La Russie, enlisée dans la guerre et dépendante des exportations chinoises, glisse lentement vers une forme de vassalisation. Pékin, en silence, gagne sur tous les fronts.

6. L’urgence d’une prise de conscience collective

Il est encore temps d’agir, mais à une condition : cesser de croire que la Chine joue selon les règles. C’est notre modèle qu’elle a retourné contre nous.

Il faut réinvestir dans l’industrie stratégique, relocaliser, revaloriser l’éducation scientifique, rééquilibrer les accords commerciaux et surtout, faire comprendre à nos sociétés que consommer est un acte politique.

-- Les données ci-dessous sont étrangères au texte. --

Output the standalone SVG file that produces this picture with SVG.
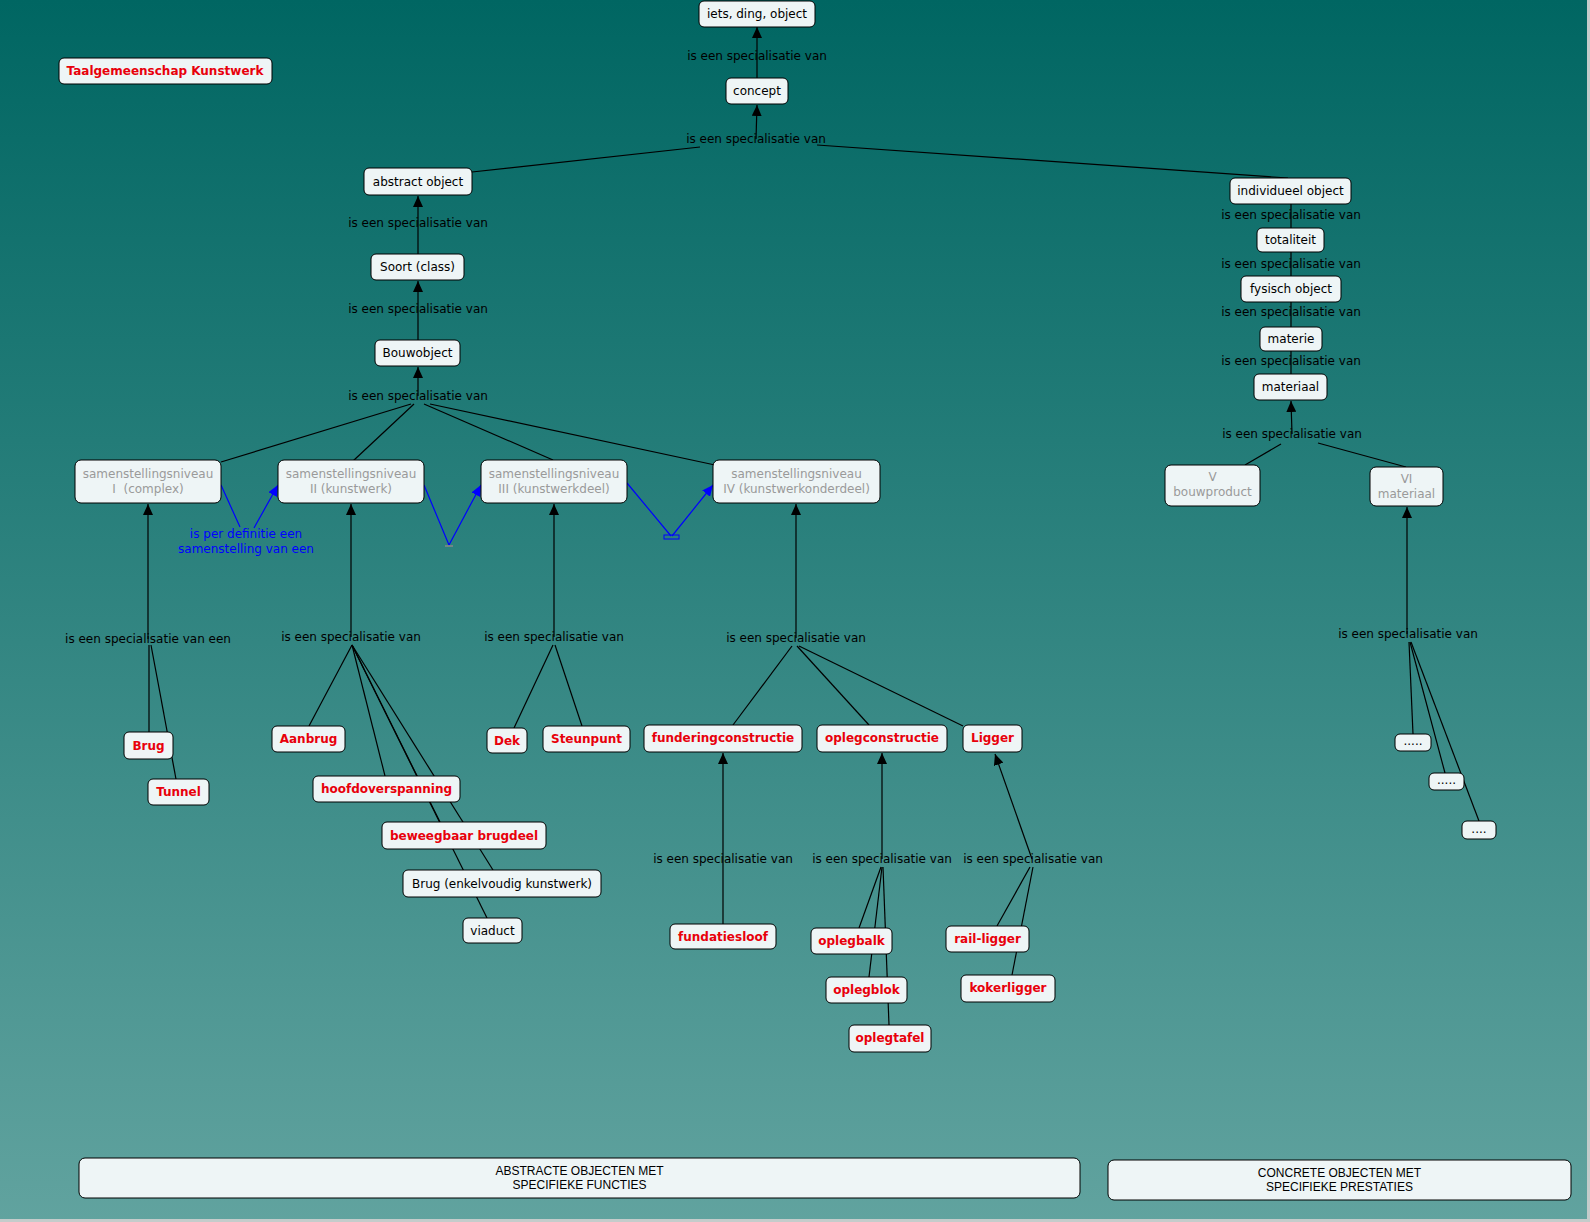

Ce sursaut ne pourra venir que d’un effort conjoint : dirigeants lucides, citoyens responsables, entreprises réengagées dans le long terme.

Conclusion

La Chine n’a pas volé notre puissance : nous la lui avons abandonnée, aveuglés par le profit et la facilité. Si nous voulons éviter que le XXIe siècle ne soit dominé par une puissance autoritaire, il faut cesser d’être ses complices. Le réveil ne viendra ni des sommets diplomatiques ni des tweets politiques, mais d’une révolution du regard que nous portons sur notre propre modèle économique et moral.

Bibliographie

• Jacques Gravereau – *La Chine conquérante* (Eyrolles, 2021) : une analyse stratégique de la montée en puissance chinoise.

• Jean-Michel Quatrepoint – *Chine, le grand prédateur* (Gallimard, 2014) : une critique documentée des choix européens face à la Chine.

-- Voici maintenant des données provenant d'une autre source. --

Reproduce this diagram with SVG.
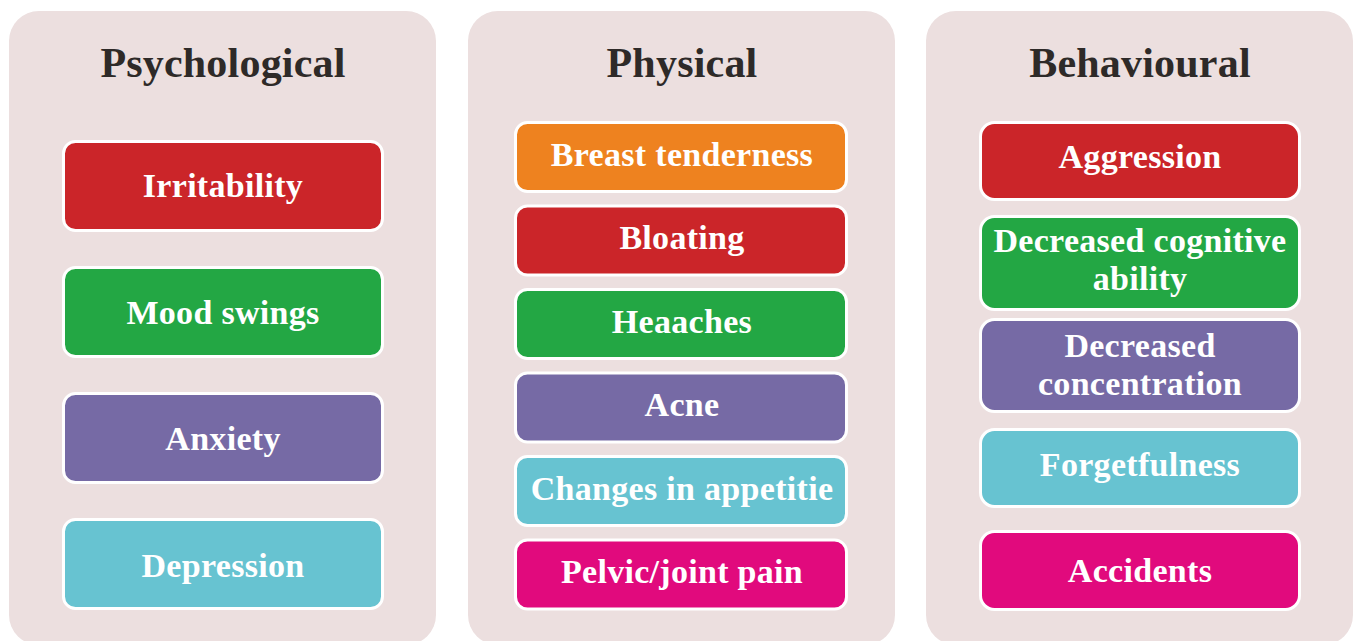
<svg xmlns="http://www.w3.org/2000/svg" width="1356" height="641" viewBox="0 0 1356 641">
<style>
.panel{fill:#ECDFDF}
.title{font-family:"Liberation Serif",serif;font-weight:bold;font-size:42px;fill:#2E2A28;text-anchor:middle;letter-spacing:0.2px}
.box{stroke:#FFFFFF;stroke-width:3}
.lbl{font-family:"Liberation Serif",serif;font-weight:bold;font-size:34px;fill:#FFFFFF;text-anchor:middle;letter-spacing:0.3px}
.red{fill:#CB2529}.orange{fill:#EE821F}.green{fill:#23A744}.purple{fill:#766AA5}.cyan{fill:#67C3D1}.magenta{fill:#E10A7D}
</style>
<rect width="1356" height="641" fill="#FFFFFF"/>
<g id="panel-psychological">
<rect class="panel" x="9" y="11" width="427" height="634" rx="30"/>
<text class="title" x="223" y="77">Psychological</text>
</g>
<g id="panel-physical">
<rect class="panel" x="468" y="11" width="427" height="634" rx="30"/>
<text class="title" x="682" y="77">Physical</text>
</g>
<g id="panel-behavioural">
<rect class="panel" x="926" y="11" width="427" height="634" rx="30"/>
<text class="title" x="1140" y="77">Behavioural</text>
</g>
<g id="connectors"/>
<g id="irritability"><rect class="box red" x="63.5" y="141.5" width="319" height="89" rx="12"/><text class="lbl" x="223" y="197">Irritability</text></g>
<g id="mood-swings"><rect class="box green" x="63.5" y="267.5" width="319" height="89" rx="12"/><text class="lbl" x="223" y="324">Mood swings</text></g>
<g id="anxiety"><rect class="box purple" x="63.5" y="393.5" width="319" height="89" rx="12"/><text class="lbl" x="223" y="450">Anxiety</text></g>
<g id="depression"><rect class="box cyan" x="63.5" y="519.5" width="319" height="89" rx="12"/><text class="lbl" x="223" y="577">Depression</text></g>

<g id="breast-tenderness"><rect class="box orange" x="515.5" y="122.5" width="331" height="69" rx="12"/><text class="lbl" x="682" y="166">Breast tenderness</text></g>
<g id="bloating"><rect class="box red" x="515.5" y="206" width="331" height="69" rx="12"/><text class="lbl" x="682" y="249">Bloating</text></g>
<g id="heaaches"><rect class="box green" x="515.5" y="289.5" width="331" height="69" rx="12"/><text class="lbl" x="682" y="333">Heaaches</text></g>
<g id="acne"><rect class="box purple" x="515.5" y="373" width="331" height="69" rx="12"/><text class="lbl" x="682" y="416">Acne</text></g>
<g id="appetite"><rect class="box cyan" x="515.5" y="456.5" width="331" height="69" rx="12"/><text class="lbl" x="682" y="500">Changes in appetitie</text></g>
<g id="pelvic"><rect class="box magenta" x="515.5" y="540" width="331" height="69" rx="12"/><text class="lbl" x="682" y="583">Pelvic/joint pain</text></g>

<g id="aggression"><rect class="box red" x="980.5" y="122.5" width="319" height="77" rx="14"/><text class="lbl" x="1140" y="168">Aggression</text></g>
<g id="cognitive"><rect class="box green" x="980.5" y="216.5" width="319" height="93" rx="14"/><text class="lbl" x="1140" y="252">Decreased cognitive</text><text class="lbl" x="1140" y="290">ability</text></g>
<g id="concentration"><rect class="box purple" x="980.5" y="319.5" width="319" height="92" rx="14"/><text class="lbl" x="1140" y="357">Decreased</text><text class="lbl" x="1140" y="395">concentration</text></g>
<g id="forgetfulness"><rect class="box cyan" x="980.5" y="429.5" width="319" height="77" rx="14"/><text class="lbl" x="1140" y="476">Forgetfulness</text></g>
<g id="accidents"><rect class="box magenta" x="980.5" y="531.5" width="319" height="78" rx="14"/><text class="lbl" x="1140" y="582">Accidents</text></g>
</svg>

• Philippe Cohen & Luc Richard – *Le modèle chinois : mirage ou avenir ?* (Seuil, 2010) : sur les spécificités du modèle autoritaire chinois.

• Kevin Rudd – *The Avoidable War: The Dangers of a Catastrophic Conflict Between the US and Xi Jinping’s China* (PublicAffairs, 2022) : un regard lucide de l’ancien Premier ministre australien sur la confrontation à venir.

• Joe Zhang – *Inside China’s Shadow Banking: The Next Subprime Crisis* (Enrich Books, 2013) : sur les fragilités internes du modèle économique chinois.

• François Godement – *La Chine à nos portes : une stratégie pour l’Europe* (Odile Jacob, 2018) : un plaidoyer pour une réaction stratégique européenne.